Why am I telling you this? Well I was reminded recently of something my younger sister said to me a year or so ago which has stayed not only with me, but also one of my best friends. I’ve always bemoaned the fact that I could never perfect the ‘smokey eye’ look with my makeup (I know this sounds shallow but stick with me folks). No matter what I tried with various different eyeliners, I just ended up looking like a clown. So I simply gave up trying, but wished all the time I could do it. One day I made this comment to my younger sister as she put on her makeup, complete with the perfect eyeliner. And I asked her ‘how come you can do it?’ To which she replied with the ultimate simplicity: ‘I practiced’.
I kid you not it was like a smack in the face. She just practiced! She simply refused to give up and kept going until she mastered the technique! My sister rides race horses for a living so she is used to (quite literally) having to pick herself up off the floor and dust herself off the face of adversity. If a horse throws her off, there’s no question. She has to get back on and keep going.

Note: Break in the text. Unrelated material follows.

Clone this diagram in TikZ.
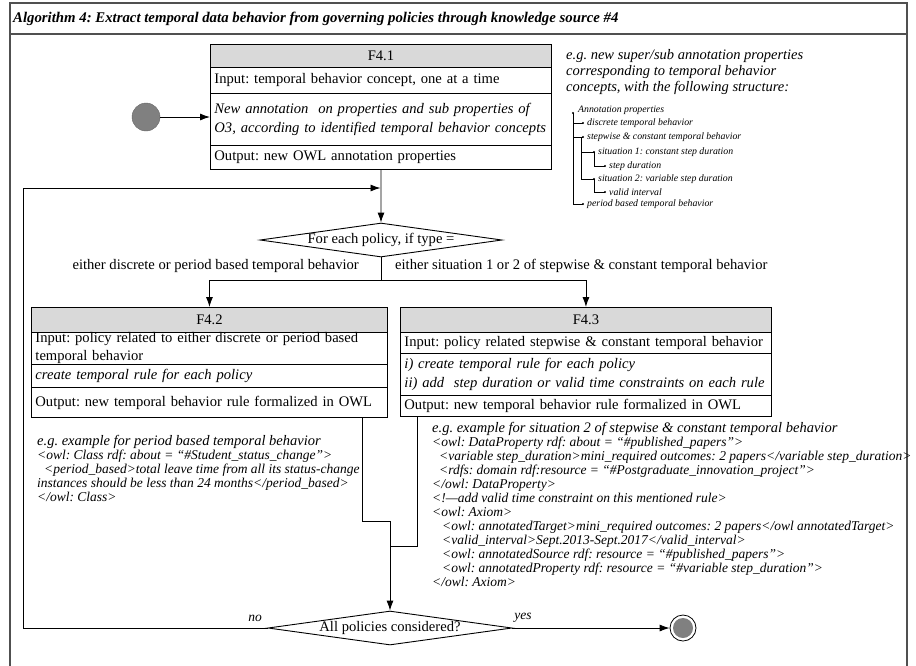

By contrast, I’ve been doing what I do professionally for a number of years now and know the ropes. Yes I’m learning all the time but I don’t come up against real adversity that often, certainly not physical challenges. My brain is very used to learning new things, but my body is less used to it. So while I’ve become a part-time runner over the years and have had to practice at that, I never gave myself the option of whether or not to practice and get better at it. I entered a race and that was that – nothing about running was optional! But with a dexterous skill – like applying the perfect eyeliner – I had a choice, and I simply chose to miss out rather than even try and learn.
It seems that as I’ve got older, I sort of just *expect* to be able to do things. If I can’t, then I can walk away and find something else to do instead. And I bet I’m not alone. Whereas my sister, and certainly my brother take a much more realistic view of the world and understand that it’s worth practicing to improve your skills. My brother is dyslexic and dyspraxic and has spent his entire life *having* to practice to get anywhere with most things. A good example is learning to drive.
My brother passed his driving test on his seventh attempt. His learning difficulties mean he doesn’t have good co-ordination skills so it took him a long time to a) learn to drive and b) have the confidence to pass his test. By contrast, two of my cousins of a similar age to my brother who are very clever (one has a doctorate in maths) both started learning to drive at the same time…found something difficult for almost the first time in their lives…and quit. They’re all now nearing 30 and my cousins still can’t drive, yet my brother’s perseverance and ability to apply himself to something he found challenging mean he is mobile.
When I was at my best friend’s the other week, we were discussing make up (as girls do) and she reminded me of what my sister had said to me about practicing eyeliner. She had been in the same boat as me, wanting to be able to do it but having failed early on, stopped trying. She said my sisters words had ‘stayed with her’ and encouraged her to practice and perfect her technique. It reminded me of the importance of practicing and perseverance. And I think there’s something for everyone in that makeup lesson that’s a lot more than just skin deep.